Kvitova is the only player born in the 1990s to have won a major title, taking the crown at the All England Club in 2011. She improved her record to 25-5 on the Wimbledon grass and she’s made at least the quarter-finals five years in a row.
“I know how (it feels) when you hold the trophy so I really want to win my second title here and I will do everything I can,” Kvitova said.
Bouchard, from Westmount, Que., is the only woman to have advanced to all three Grand Slam semifinals this year. The 2012 Wimbledon junior champion said she’s proud to be the first Canadian to make it this far in the tournament.
“It’s always exciting and special when I can make history,” she said. “My job is not done, I want to go another step further. So I’m going to stay focused and enjoy it after.”
The early match was the first Grand Slam semifinal between two Czech women. It marked No. 6-seeded Kvitova’s 15th consecutive win against a left-hander and she beat 23rd-seeded Safarova — who was playing on Centre Court for the first time — for the sixth match in a row.
“I don’t have words to describe my feeling right now,” Kvitova said. “It was a tough match mentally, as well, because Lucie is a good friend of mine. We know each (other) very well off the court and on the court, as well.”
Safarova, the oldest of the four semifinalists at 27, was broken in the first game, the final two points of the game coming with two Kvitova forehand winners to an open corner. But Safarova, who had only four unforced errors in the first set and seven for the match, broke back in the fourth game, and the two stayed on serve until the tiebreaker.
With the score tied at 6-6 in the tiebreaker, Safarova’s forehand error into the net gave Kvitova her second set point, and Kvitova converted it with a running cross-court winner, pumping her fist and yelling out.

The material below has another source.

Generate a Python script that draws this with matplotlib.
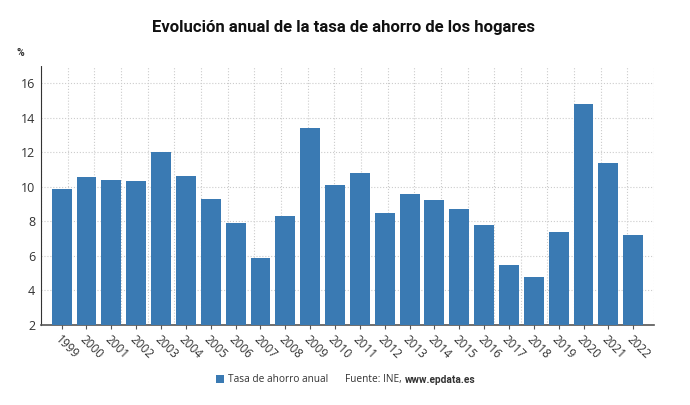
import numpy as np
import matplotlib.pyplot as plt

plt.rcParams['font.family'] = ['Open Sans', 'DejaVu Sans']

years = ['1999', '2000', '2001', '2002', '2003', '2004', '2005', '2006',
         '2007', '2008', '2009', '2010', '2011', '2012', '2013', '2014',
         '2015', '2016', '2017', '2018', '2019', '2020', '2021', '2022']
tasa = [9.9, 10.55, 10.4, 10.35, 12.0, 10.65, 9.3, 7.9,
        5.9, 8.3, 13.4, 10.1, 10.8, 8.5, 9.6, 9.25,
        8.7, 7.8, 5.5, 4.8, 7.4, 14.8, 11.4, 7.2]
yticks = [2, 4, 6, 8, 10, 12, 14, 16]

fig = plt.figure(figsize=(6.9, 4.05), dpi=100)
ax = fig.add_axes([0.0594, 0.1975, 0.8886, 0.6395])

x = np.arange(len(years))
bars = ax.bar(x, tasa, width=0.8, bottom=0, color='#3a7ab3', zorder=3,
              label='Tasa de ahorro anual')

xmin, xmax = -0.83, len(years) - 1 + 0.84
ax.set_xlim(xmin, xmax)
ax.set_ylim(2, 17)
ax.set_yticks(yticks)
ax.set_xticks(x)
ax.set_xticklabels(years, rotation=-45, ha='left', va='top',
                   rotation_mode='anchor', fontsize=8.5, color='#333333')
ax.tick_params(axis='x', length=3, color='#555555', pad=3)
ax.tick_params(axis='y', length=0, labelsize=9, labelcolor='#333333', pad=4)

# vertical grid lines split the axis into 23 equal parts
ax.set_xticks(np.linspace(xmin, xmax, 24), minor=True)
ax.tick_params(axis='x', which='minor', length=0)
ax.grid(axis='x', which='minor', color='#cccccc', linestyle=':', linewidth=0.8, zorder=0)
ax.grid(axis='y', which='major', color='#cccccc', linestyle=':', linewidth=0.8, zorder=0)

for side in ['top', 'right']:
    ax.spines[side].set_visible(False)
ax.spines['left'].set_color('#333333')
ax.spines['left'].set_linestyle((0, (1, 1)))
ax.spines['bottom'].set_color('#555555')
ax.spines['bottom'].set_linewidth(1.2)

fig.text(0.498, 0.932, 'Evolución anual de la tasa de ahorro de los hogares',
         ha='center', va='center', fontsize=12, fontweight='bold',
         family='Roboto', color='#111111')
fig.text(0.024, 0.868, '%', ha='left', va='center', fontsize=7.5, fontweight='bold',
         family='Roboto', color='#333333')

fig.legend(handles=[bars], loc='center left', bbox_to_anchor=(0.313, 0.062), frameon=False,
           fontsize=7.3, handlelength=0.75, handleheight=0.75, handletextpad=0.4,
           borderaxespad=0, borderpad=0, labelcolor='#333333')
src = fig.text(0.5, 0.062, 'Fuente: INE, ', ha='left', va='center', fontsize=7.3, color='#333333')
renderer = fig.canvas.get_renderer()
bb = src.get_window_extent(renderer).transformed(fig.transFigure.inverted())
fig.text(bb.x1, 0.062, 'www.epdata.es', ha='left', va='center', fontsize=7.3,
         fontweight='bold', family='Roboto', color='#333333')

fig.savefig('out.png', dpi=100)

Kvitova broke Safarova, who beat five-time champion Venus Williams in the third round, in the second game of the second set on her third break-point chance, then consolidated it after two deuces in the next game to go up 3-0.
She went ahead 4-1 after saving a break point in the fifth game, broke again in the sixth game and then held her serve at love in the final game. She set up match point with an ace and clinched it on a cross-court backhand in 1 hour, 20 minutes.
Kvitova saved her best for last: up to 6-all in the tiebreaker, Safarova had won more total points, 40-39. From there, though, Kvitova won 31 of the last 48 points in the match.
“I tried to be focused from the beginning of the second set when I won the tiebreak, and really I (broke) her when she was serving for the first time and I just kept it going,” Kvitova said.
Safarova was playing in her first major semifinal and had been 4-8 at Wimbledon in eight previous tournaments, never advancing beyond the third round.
The men had the day off Thursday ahead of Friday’s semifinals. In addition to the Federer-Raonic match, top-seeded Novak Djokovic will play Bulgaria’s Grigor Dimitrov. The winners will play Sunday in the final.
Also Thursday, Vasek Pospisil of Vancouver and American Jack Sock upset the second-seeded duo of Alexander Peya of Austria and Bruno Soares of Brazil in men’s doubles quarter-final action. The third-seeded team of Toronto’s Daniel Nestor and Nenad Zimonjic of Serbia dropped a 3-6, 7-6 (7-5), 6-3, 6-4 decision to fifth seeds Leander Paes of India and Radek Stepanek of the Czech Republic.